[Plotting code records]

┄┄┄┄┄┄

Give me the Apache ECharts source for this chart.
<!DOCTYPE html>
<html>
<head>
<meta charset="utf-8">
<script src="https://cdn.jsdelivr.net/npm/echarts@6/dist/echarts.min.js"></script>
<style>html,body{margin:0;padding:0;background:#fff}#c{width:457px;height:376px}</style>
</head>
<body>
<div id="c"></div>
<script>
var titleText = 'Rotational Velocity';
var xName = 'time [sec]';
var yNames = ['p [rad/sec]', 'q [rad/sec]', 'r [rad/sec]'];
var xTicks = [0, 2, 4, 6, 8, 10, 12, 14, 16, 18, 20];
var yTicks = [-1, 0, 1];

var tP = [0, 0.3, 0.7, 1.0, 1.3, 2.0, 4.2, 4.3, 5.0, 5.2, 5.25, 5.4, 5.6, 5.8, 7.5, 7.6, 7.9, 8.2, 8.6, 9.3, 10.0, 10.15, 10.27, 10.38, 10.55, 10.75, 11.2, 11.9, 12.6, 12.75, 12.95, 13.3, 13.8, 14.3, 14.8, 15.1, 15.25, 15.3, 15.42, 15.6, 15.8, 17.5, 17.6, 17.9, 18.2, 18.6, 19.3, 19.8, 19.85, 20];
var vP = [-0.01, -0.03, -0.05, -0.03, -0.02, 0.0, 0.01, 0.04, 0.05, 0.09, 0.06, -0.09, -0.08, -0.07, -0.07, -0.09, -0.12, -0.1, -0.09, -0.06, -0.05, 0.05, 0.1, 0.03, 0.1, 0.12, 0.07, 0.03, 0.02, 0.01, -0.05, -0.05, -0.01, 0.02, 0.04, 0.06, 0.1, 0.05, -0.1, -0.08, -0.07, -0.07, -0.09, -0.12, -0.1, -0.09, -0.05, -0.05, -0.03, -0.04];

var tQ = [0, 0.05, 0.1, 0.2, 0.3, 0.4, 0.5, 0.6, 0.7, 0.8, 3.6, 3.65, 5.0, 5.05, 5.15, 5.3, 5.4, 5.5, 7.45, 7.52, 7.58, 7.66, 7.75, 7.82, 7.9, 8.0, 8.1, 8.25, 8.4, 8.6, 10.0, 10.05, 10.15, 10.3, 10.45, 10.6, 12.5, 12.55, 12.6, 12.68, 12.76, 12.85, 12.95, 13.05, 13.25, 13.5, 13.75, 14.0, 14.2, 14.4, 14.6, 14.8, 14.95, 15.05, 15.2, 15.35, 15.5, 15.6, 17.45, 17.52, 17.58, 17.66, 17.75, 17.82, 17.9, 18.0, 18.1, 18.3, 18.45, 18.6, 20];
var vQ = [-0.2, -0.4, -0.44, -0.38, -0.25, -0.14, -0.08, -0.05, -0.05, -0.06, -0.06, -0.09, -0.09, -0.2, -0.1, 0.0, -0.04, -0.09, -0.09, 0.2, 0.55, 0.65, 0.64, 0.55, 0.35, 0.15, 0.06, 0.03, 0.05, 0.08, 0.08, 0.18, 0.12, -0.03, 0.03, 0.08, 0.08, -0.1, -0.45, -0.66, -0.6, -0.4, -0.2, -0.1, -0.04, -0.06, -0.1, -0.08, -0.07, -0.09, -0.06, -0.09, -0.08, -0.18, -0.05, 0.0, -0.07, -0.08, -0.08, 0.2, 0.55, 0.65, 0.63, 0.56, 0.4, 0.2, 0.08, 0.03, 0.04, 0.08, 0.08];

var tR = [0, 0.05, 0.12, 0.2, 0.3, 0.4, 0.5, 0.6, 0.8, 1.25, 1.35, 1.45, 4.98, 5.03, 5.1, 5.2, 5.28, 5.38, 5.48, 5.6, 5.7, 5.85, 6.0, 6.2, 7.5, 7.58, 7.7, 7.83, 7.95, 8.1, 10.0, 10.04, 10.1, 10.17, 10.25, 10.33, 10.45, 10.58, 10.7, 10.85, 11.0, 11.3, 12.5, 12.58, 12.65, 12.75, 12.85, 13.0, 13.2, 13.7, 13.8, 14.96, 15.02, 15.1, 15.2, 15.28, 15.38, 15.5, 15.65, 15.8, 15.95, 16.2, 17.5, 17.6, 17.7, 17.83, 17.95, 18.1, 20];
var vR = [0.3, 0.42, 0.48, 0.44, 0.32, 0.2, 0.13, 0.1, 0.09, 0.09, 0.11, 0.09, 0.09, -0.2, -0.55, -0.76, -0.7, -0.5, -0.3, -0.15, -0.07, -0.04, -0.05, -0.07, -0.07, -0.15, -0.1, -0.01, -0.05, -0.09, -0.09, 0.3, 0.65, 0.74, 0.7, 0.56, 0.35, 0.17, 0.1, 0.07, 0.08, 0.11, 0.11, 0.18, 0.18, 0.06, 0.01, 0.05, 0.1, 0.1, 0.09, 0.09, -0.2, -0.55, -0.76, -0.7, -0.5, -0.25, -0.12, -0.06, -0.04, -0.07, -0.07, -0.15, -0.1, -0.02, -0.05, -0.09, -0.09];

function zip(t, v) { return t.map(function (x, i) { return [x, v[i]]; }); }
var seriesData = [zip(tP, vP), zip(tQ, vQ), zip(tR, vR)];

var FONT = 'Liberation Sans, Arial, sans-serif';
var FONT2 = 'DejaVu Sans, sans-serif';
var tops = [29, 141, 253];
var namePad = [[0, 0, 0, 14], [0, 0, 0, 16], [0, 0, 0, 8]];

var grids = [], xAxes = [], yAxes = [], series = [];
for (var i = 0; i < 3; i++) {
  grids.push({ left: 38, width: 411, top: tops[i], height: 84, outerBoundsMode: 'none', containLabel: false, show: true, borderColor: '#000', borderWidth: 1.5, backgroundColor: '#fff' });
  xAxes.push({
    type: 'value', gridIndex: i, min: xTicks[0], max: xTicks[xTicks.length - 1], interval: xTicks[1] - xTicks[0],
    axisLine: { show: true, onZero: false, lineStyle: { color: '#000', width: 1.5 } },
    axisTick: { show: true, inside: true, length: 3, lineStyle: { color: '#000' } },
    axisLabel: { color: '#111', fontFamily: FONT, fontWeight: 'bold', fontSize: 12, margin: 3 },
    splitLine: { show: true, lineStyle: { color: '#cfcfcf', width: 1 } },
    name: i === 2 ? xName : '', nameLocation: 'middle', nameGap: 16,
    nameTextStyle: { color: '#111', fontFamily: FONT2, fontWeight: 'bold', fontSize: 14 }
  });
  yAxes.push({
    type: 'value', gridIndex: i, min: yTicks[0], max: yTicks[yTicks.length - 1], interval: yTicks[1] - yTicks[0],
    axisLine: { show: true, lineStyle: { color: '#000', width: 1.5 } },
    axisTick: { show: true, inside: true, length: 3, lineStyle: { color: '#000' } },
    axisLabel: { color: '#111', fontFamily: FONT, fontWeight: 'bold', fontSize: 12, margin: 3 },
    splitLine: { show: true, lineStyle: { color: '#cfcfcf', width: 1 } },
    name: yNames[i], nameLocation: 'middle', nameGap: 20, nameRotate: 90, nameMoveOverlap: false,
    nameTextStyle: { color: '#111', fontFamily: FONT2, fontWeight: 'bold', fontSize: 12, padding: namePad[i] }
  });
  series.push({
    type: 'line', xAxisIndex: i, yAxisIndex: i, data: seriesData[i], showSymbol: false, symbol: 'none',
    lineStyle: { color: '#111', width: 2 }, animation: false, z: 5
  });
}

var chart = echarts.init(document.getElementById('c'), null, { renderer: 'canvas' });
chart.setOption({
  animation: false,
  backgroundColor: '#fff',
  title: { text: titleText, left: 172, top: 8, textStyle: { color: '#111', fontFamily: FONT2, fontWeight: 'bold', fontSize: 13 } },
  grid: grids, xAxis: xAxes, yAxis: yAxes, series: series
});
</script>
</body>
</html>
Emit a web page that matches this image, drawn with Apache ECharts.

┄┄┄┄┄┄

Word for word, quote all of the data above.

**Reply:**
Give me the Apache ECharts source for this chart.
<!DOCTYPE html>
<html>
<head>
<meta charset="utf-8">
<script src="https://cdn.jsdelivr.net/npm/echarts@6/dist/echarts.min.js"></script>
<style>html,body{margin:0;padding:0;background:#fff}#c{width:457px;height:376px}</style>
</head>
<body>
<div id="c"></div>
<script>
var titleText = 'Rotational Velocity';
var xName = 'time [sec]';
var yNames = ['p [rad/sec]', 'q [rad/sec]', 'r [rad/sec]'];
var xTicks = [0, 2, 4, 6, 8, 10, 12, 14, 16, 18, 20];
var yTicks = [-1, 0, 1];

var tP = [0, 0.3, 0.7, 1.0, 1.3, 2.0, 4.2, 4.3, 5.0, 5.2, 5.25, 5.4, 5.6, 5.8, 7.5, 7.6, 7.9, 8.2, 8.6, 9.3, 10.0, 10.15, 10.27, 10.38, 10.55, 10.75, 11.2, 11.9, 12.6, 12.75, 12.95, 13.3, 13.8, 14.3, 14.8, 15.1, 15.25, 15.3, 15.42, 15.6, 15.8, 17.5, 17.6, 17.9, 18.2, 18.6, 19.3, 19.8, 19.85, 20];
var vP = [-0.01, -0.03, -0.05, -0.03, -0.02, 0.0, 0.01, 0.04, 0.05, 0.09, 0.06, -0.09, -0.08, -0.07, -0.07, -0.09, -0.12, -0.1, -0.09, -0.06, -0.05, 0.05, 0.1, 0.03, 0.1, 0.12, 0.07, 0.03, 0.02, 0.01, -0.05, -0.05, -0.01, 0.02, 0.04, 0.06, 0.1, 0.05, -0.1, -0.08, -0.07, -0.07, -0.09, -0.12, -0.1, -0.09, -0.05, -0.05, -0.03, -0.04];

var tQ = [0, 0.05, 0.1, 0.2, 0.3, 0.4, 0.5, 0.6, 0.7, 0.8, 3.6, 3.65, 5.0, 5.05, 5.15, 5.3, 5.4, 5.5, 7.45, 7.52, 7.58, 7.66, 7.75, 7.82, 7.9, 8.0, 8.1, 8.25, 8.4, 8.6, 10.0, 10.05, 10.15, 10.3, 10.45, 10.6, 12.5, 12.55, 12.6, 12.68, 12.76, 12.85, 12.95, 13.05, 13.25, 13.5, 13.75, 14.0, 14.2, 14.4, 14.6, 14.8, 14.95, 15.05, 15.2, 15.35, 15.5, 15.6, 17.45, 17.52, 17.58, 17.66, 17.75, 17.82, 17.9, 18.0, 18.1, 18.3, 18.45, 18.6, 20];
var vQ = [-0.2, -0.4, -0.44, -0.38, -0.25, -0.14, -0.08, -0.05, -0.05, -0.06, -0.06, -0.09, -0.09, -0.2, -0.1, 0.0, -0.04, -0.09, -0.09, 0.2, 0.55, 0.65, 0.64, 0.55, 0.35, 0.15, 0.06, 0.03, 0.05, 0.08, 0.08, 0.18, 0.12, -0.03, 0.03, 0.08, 0.08, -0.1, -0.45, -0.66, -0.6, -0.4, -0.2, -0.1, -0.04, -0.06, -0.1, -0.08, -0.07, -0.09, -0.06, -0.09, -0.08, -0.18, -0.05, 0.0, -0.07, -0.08, -0.08, 0.2, 0.55, 0.65, 0.63, 0.56, 0.4, 0.2, 0.08, 0.03, 0.04, 0.08, 0.08];

var tR = [0, 0.05, 0.12, 0.2, 0.3, 0.4, 0.5, 0.6, 0.8, 1.25, 1.35, 1.45, 4.98, 5.03, 5.1, 5.2, 5.28, 5.38, 5.48, 5.6, 5.7, 5.85, 6.0, 6.2, 7.5, 7.58, 7.7, 7.83, 7.95, 8.1, 10.0, 10.04, 10.1, 10.17, 10.25, 10.33, 10.45, 10.58, 10.7, 10.85, 11.0, 11.3, 12.5, 12.58, 12.65, 12.75, 12.85, 13.0, 13.2, 13.7, 13.8, 14.96, 15.02, 15.1, 15.2, 15.28, 15.38, 15.5, 15.65, 15.8, 15.95, 16.2, 17.5, 17.6, 17.7, 17.83, 17.95, 18.1, 20];
var vR = [0.3, 0.42, 0.48, 0.44, 0.32, 0.2, 0.13, 0.1, 0.09, 0.09, 0.11, 0.09, 0.09, -0.2, -0.55, -0.76, -0.7, -0.5, -0.3, -0.15, -0.07, -0.04, -0.05, -0.07, -0.07, -0.15, -0.1, -0.01, -0.05, -0.09, -0.09, 0.3, 0.65, 0.74, 0.7, 0.56, 0.35, 0.17, 0.1, 0.07, 0.08, 0.11, 0.11, 0.18, 0.18, 0.06, 0.01, 0.05, 0.1, 0.1, 0.09, 0.09, -0.2, -0.55, -0.76, -0.7, -0.5, -0.25, -0.12, -0.06, -0.04, -0.07, -0.07, -0.15, -0.1, -0.02, -0.05, -0.09, -0.09];

function zip(t, v) { return t.map(function (x, i) { return [x, v[i]]; }); }
var seriesData = [zip(tP, vP), zip(tQ, vQ), zip(tR, vR)];

var FONT = 'Liberation Sans, Arial, sans-serif';
var FONT2 = 'DejaVu Sans, sans-serif';
var tops = [29, 141, 253];
var namePad = [[0, 0, 0, 14], [0, 0, 0, 16], [0, 0, 0, 8]];

var grids = [], xAxes = [], yAxes = [], series = [];
for (var i = 0; i < 3; i++) {
  grids.push({ left: 38, width: 411, top: tops[i], height: 84, outerBoundsMode: 'none', containLabel: false, show: true, borderColor: '#000', borderWidth: 1.5, backgroundColor: '#fff' });
  xAxes.push({
    type: 'value', gridIndex: i, min: xTicks[0], max: xTicks[xTicks.length - 1], interval: xTicks[1] - xTicks[0],
    axisLine: { show: true, onZero: false, lineStyle: { color: '#000', width: 1.5 } },
    axisTick: { show: true, inside: true, length: 3, lineStyle: { color: '#000' } },
    axisLabel: { color: '#111', fontFamily: FONT, fontWeight: 'bold', fontSize: 12, margin: 3 },
    splitLine: { show: true, lineStyle: { color: '#cfcfcf', width: 1 } },
    name: i === 2 ? xName : '', nameLocation: 'middle', nameGap: 16,
    nameTextStyle: { color: '#111', fontFamily: FONT2, fontWeight: 'bold', fontSize: 14 }
  });
  yAxes.push({
    type: 'value', gridIndex: i, min: yTicks[0], max: yTicks[yTicks.length - 1], interval: yTicks[1] - yTicks[0],
    axisLine: { show: true, lineStyle: { color: '#000', width: 1.5 } },
    axisTick: { show: true, inside: true, length: 3, lineStyle: { color: '#000' } },
    axisLabel: { color: '#111', fontFamily: FONT, fontWeight: 'bold', fontSize: 12, margin: 3 },
    splitLine: { show: true, lineStyle: { color: '#cfcfcf', width: 1 } },
    name: yNames[i], nameLocation: 'middle', nameGap: 20, nameRotate: 90, nameMoveOverlap: false,
    nameTextStyle: { color: '#111', fontFamily: FONT2, fontWeight: 'bold', fontSize: 12, padding: namePad[i] }
  });
  series.push({
    type: 'line', xAxisIndex: i, yAxisIndex: i, data: seriesData[i], showSymbol: false, symbol: 'none',
    lineStyle: { color: '#111', width: 2 }, animation: false, z: 5
  });
}

var chart = echarts.init(document.getElementById('c'), null, { renderer: 'canvas' });
chart.setOption({
  animation: false,
  backgroundColor: '#fff',
  title: { text: titleText, left: 172, top: 8, textStyle: { color: '#111', fontFamily: FONT2, fontWeight: 'bold', fontSize: 13 } },
  grid: grids, xAxis: xAxes, yAxis: yAxes, series: series
});
</script>
</body>
</html>
Emit a web page that matches this image, drawn with Apache ECharts.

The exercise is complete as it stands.